Peut-on mener une politique salariale différenciée ? Sans doute non. Toutefois, les débouchés en mathématiques dans le secteur privé sont plus élevés qu'en histoire. À niveau de formation égale, les professeurs touchent 25 % de moins que dans le privé. Cela n'incite pas les élèves à se tourner vers l'enseignement. Je suis favorable à une rémunération différenciée, mais je crois qu'il est impossible de la mettre en place.
La méthode d'enseignement doit revenir à la simplicité et cesser de se fixer comme objectif de rompre avec les parents. Ces derniers ne sont pas inutiles à la réussite scolaire des enfants, contrairement à ce que croient certains pédagogues, heureusement minoritaires. Ils peuvent être utiles, encore faut-il parler le même langage ! Les parents et le corps enseignant doivent être solidaires.
Tous les ministres ont voulu réduire le nombre de contractuels, mais ceux-ci constituent une soupape de gestion. La part des contractuels est passée de 5,8 % à 8,8 % dans toutes les disciplines, et de 2,8 % à 6,7 % en mathématiques. Cette hausse n'est pas le fruit d'une volonté, mais plutôt d'une incapacité à recruter et d'un problème profond.
Les tablettes et le numérique ne profitent qu'à ceux qui maîtrisent déjà les bases et leurs tables d'opérations, sinon cela relève du magique.
La baisse du niveau moyen commence à avoir des effets sur l'élite. Nos mathématiciens d'aujourd'hui bénéficient de l'excellence d'hier : en 2017, seul 1 % des élèves atteignent le niveau atteint par les 10 % des élèves les plus performants il y a trente ans. Dans l'OCDE, 25 % des élèves en moyenne sont dans le premier quart de niveau, mais seulement 13 % en France.
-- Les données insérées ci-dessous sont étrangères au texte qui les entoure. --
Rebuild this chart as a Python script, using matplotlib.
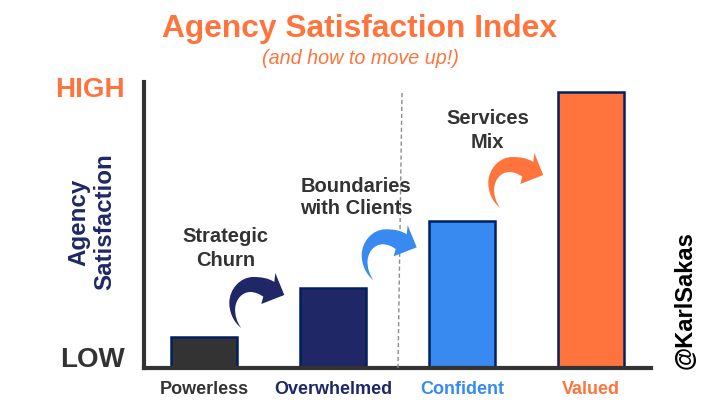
"""Agency satisfaction index bar chart with hand-placed callouts."""

import matplotlib

matplotlib.use("Agg")  # headless: no display required

import matplotlib.pyplot as plt
from matplotlib.lines import Line2D
from matplotlib.patches import PathPatch
from matplotlib.path import Path

plt.rcParams["font.family"] = ["Liberation Sans", "DejaVu Sans"]

WIDTH, HEIGHT = 720, 405

ORANGE = "#FF743D"
NAVY = "#1F2766"
BLUE = "#388AF0"
DARK = "#333333"
EDGE = "#002060"

# Level name, satisfaction (arbitrary units), colour
LEVELS = [
    ("Powerless", 31, DARK),
    ("Overwhelmed", 80, NAVY),
    ("Confident", 147, BLUE),
    ("Valued", 276, ORANGE),
]

# Curved arrow outline, in pixels relative to the arrow tip.
_M, _L, _C = Path.MOVETO, Path.LINETO, Path.CURVE4
ARROW = [
    (-43, 33, _M),
    (-51, 27, _C), (-55, 17, _C), (-55, 8, _C),
    (-55, -6, _C), (-44, -18, _C), (-31, -18, _C),
    (-23, -18, _C), (-16, -17, _C), (-10, -13, _C),
    (-9, -22, _L),
    (0, 0, _L),
    (-23, 9, _L),
    (-21, 1.7, _L),
    (-25, -1, _C), (-29, -3, _C), (-34, -3, _C),
    (-42, -3, _C), (-48, 4, _C), (-49, 12, _C),
    (-50, 20, _C), (-47, 28, _C), (-43, 33, _C),
]


def _fig_xy(x, y):
    """Reference pixel position to figure fraction."""
    return x / WIDTH, 1 - y / HEIGHT


def _label(fig, x, y, text, **kwargs):
    """Bold centred text placed by pixel position."""
    opts = {"ha": "center", "va": "center", "fontweight": "bold", "color": DARK}
    opts.update(kwargs)
    fig.text(*_fig_xy(x, y), text, **opts)


def _arrow(fig, tip_x, tip_y, color):
    """Draw the curved arrow with its tip at a pixel position."""
    verts = [_fig_xy(tip_x + dx, tip_y + dy) for dx, dy, _ in ARROW]
    codes = [code for _, _, code in ARROW]
    fig.add_artist(
        PathPatch(Path(verts, codes), facecolor=color, edgecolor="none",
                  transform=fig.transFigure, zorder=5)
    )


fig = plt.figure(figsize=(WIDTH / 100, HEIGHT / 100), dpi=100)
left, bottom = _fig_xy(144, 368)
ax = fig.add_axes([left, bottom, (651 - 144) / WIDTH, (368 - 82) / HEIGHT])

names = [n for n, _, _ in LEVELS]
values = [v for _, v, _ in LEVELS]
colors = [c for _, _, c in LEVELS]
ax.bar(range(len(LEVELS)), values, width=0.51, color=colors, edgecolor=EDGE, linewidth=1.8)
ax.set_xlim(-0.465, 3.465)
ax.set_ylim(0, 286)

ax.spines[["top", "right"]].set_visible(False)
ax.spines[["left", "bottom"]].set_linewidth(3)
ax.spines[["left", "bottom"]].set_color(DARK)
ax.set_yticks([])
ax.set_xticks(range(len(LEVELS)), names, fontweight="bold", fontsize=13)
ax.tick_params(axis="x", length=0, pad=9)
for tick, color in zip(ax.get_xticklabels(), colors):
    tick.set_color(color)

# Divider between the unhappy and happy levels
x0, y0 = _fig_xy(402, 93)
x1, y1 = _fig_xy(398, 368)
fig.add_artist(Line2D([x0, x1], [y0, y1], color="#8c8c8c", linewidth=1,
                      linestyle=(0, (3, 2)), zorder=1))

_label(fig, 360, 29, "Agency Satisfaction Index", fontsize=22.9, color=ORANGE)
_label(fig, 360, 59, "(and how to move up!)", fontsize=14.2, color=ORANGE,
       fontweight="normal", fontstyle="italic")
_label(fig, 90, 90, "HIGH", fontsize=20, color=ORANGE)
_label(fig, 92, 360, "LOW", fontsize=20)
_label(fig, 79, 222, "Agency", fontsize=17.4, color=NAVY, rotation=90)
_label(fig, 105, 222, "Satisfaction", fontsize=17.4, color=NAVY, rotation=90)
_label(fig, 685, 300, "@KarlSakas", fontsize=17, color="black", rotation=90)

_label(fig, 225.5, 236, "Strategic", fontsize=14.5)
_label(fig, 225.5, 260, "Churn", fontsize=14.5)
_label(fig, 356, 186, "Boundaries", fontsize=14.5)
_label(fig, 356, 209, "with Clients", fontsize=14.5)
_label(fig, 487.5, 118, "Services", fontsize=14.5)
_label(fig, 487.5, 142, "Mix", fontsize=14.5)

_arrow(fig, 284.3, 295, NAVY)
_arrow(fig, 416.7, 247.3, BLUE)
_arrow(fig, 543.3, 175, ORANGE)

fig.savefig("out.png", dpi=100)
plt.close(fig)
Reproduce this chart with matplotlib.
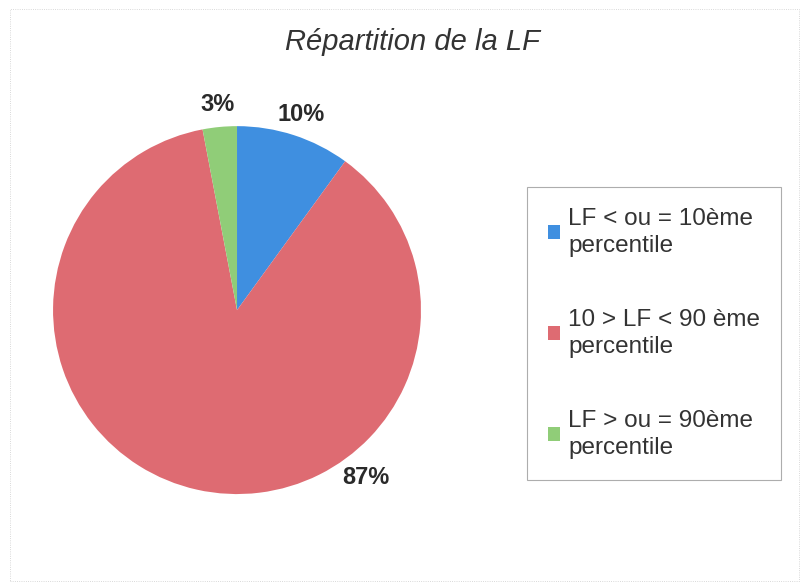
import numpy as np
import matplotlib.pyplot as plt
from matplotlib.patches import Rectangle

plt.rcParams['font.family'] = ['Liberation Sans', 'DejaVu Sans']

# Données
categories = ["LF < ou = 10ème\npercentile", "10 > LF < 90 ème\npercentile", "LF > ou = 90ème\npercentile"]
valeurs = [10, 87, 3]
couleurs = ["#3f8fe0", "#de6b72", "#90cd78"]

fig = plt.figure(figsize=(8.01, 5.84), dpi=100)
ax = fig.add_axes([0.0662, 0.154, 0.4594, 0.630])

wedges, textes, pcts = ax.pie(valeurs, colors=couleurs, startangle=90, counterclock=False,
                              autopct='%d%%', pctdistance=1.12,
                              textprops=dict(fontsize=17, fontweight='bold', color='#2a2a2a'))
ax.set_aspect('equal')
ax.set_xlim(-1, 1)
ax.set_ylim(-1, 1)

# le label de 87% est placé en bas à droite
ang = np.deg2rad(-52.5)
pcts[1].set_position((1.15 * np.cos(ang), 1.15 * np.sin(ang)))

fig.text(0.515, 0.928, "Répartition de la LF", ha='center', va='center',
         fontsize=21, style='italic', color='#333333')

leg = fig.legend(wedges, categories, loc='upper left', bbox_to_anchor=(0.658, 0.68),
                 frameon=True, fancybox=False, fontsize=17.5, handlelength=0.5,
                 handleheight=0.5, handletextpad=0.35, labelspacing=2.1,
                 borderpad=0.85, borderaxespad=0)
leg.get_frame().set_edgecolor('#999999')
leg.get_frame().set_linewidth(0.8)
for t in leg.get_texts():
    t.set_color('#333333')
    t.set_linespacing(1.35)

# bordure pointillée de la page
fig.patches.append(Rectangle((0.012, 0.005), 0.985, 0.98, transform=fig.transFigure,
                             fill=False, edgecolor='#cccccc', linewidth=0.6, linestyle=':'))

plt.savefig("out.png", dpi=100)
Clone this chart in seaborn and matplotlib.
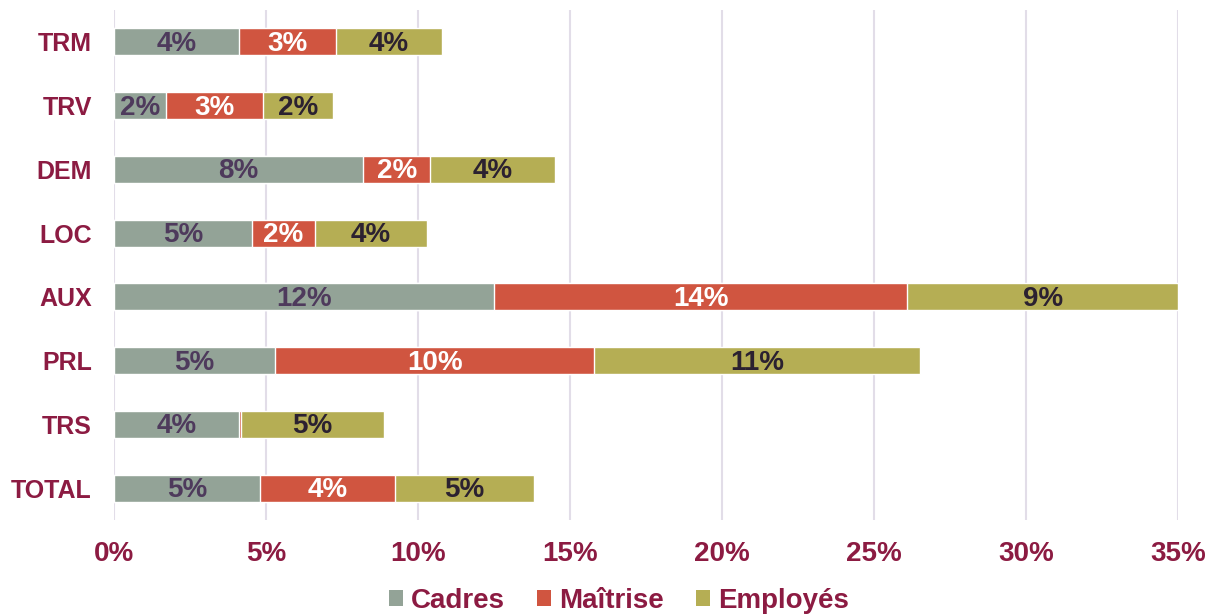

Didier Rambaud a raison, le primaire est le maillon faible. Cela vaut pour toutes les matières, mais la dégradation est encore plus nette pour les mathématiques. Il faut donc mettre l'accent sur la formation permanente des enseignants.
Roger Karoutchi a exprimé son constat désabusé sur la capacité du système à se réformer. C'est une nécessité. La baisse des effectifs à l'avenir devrait donner des marges de manoeuvre à l'éducation nationale. Il est aussi possible de rationaliser l'offre d'enseignement pour dégager des moyens.
La concurrence du privé est réelle, même si les salaires sont identiques dans l'enseignement privé sous contrat. Les professeurs peuvent donner des cours dans le privé, et l'on constate que l'offre d'enseignement privé explose. Certes, cela peut creuser les inégalités. La nature ayant horreur du vide, dès qu'une faiblesse apparaît dans le public, une offre dans le privé apparaît pour la pallier.
Mon but était de poser les termes du problème et de voir quel effort budgétaire pourrait être accompli dans une discipline fondamentale pour les sciences et notre pays. Il faut privilégier les carrières scientifiques et faire en sorte que les matières scientifiques ne soient pas seulement un élément de sélection dans les cursus.
M. Claude Raynal , président . - Il ne suffit pas en effet de former des mathématiciens, il faut aussi les inciter à devenir professeurs.
La commission a autorisé la publication de la communication du rapporteur spécial sous la forme d'un rapport d'information.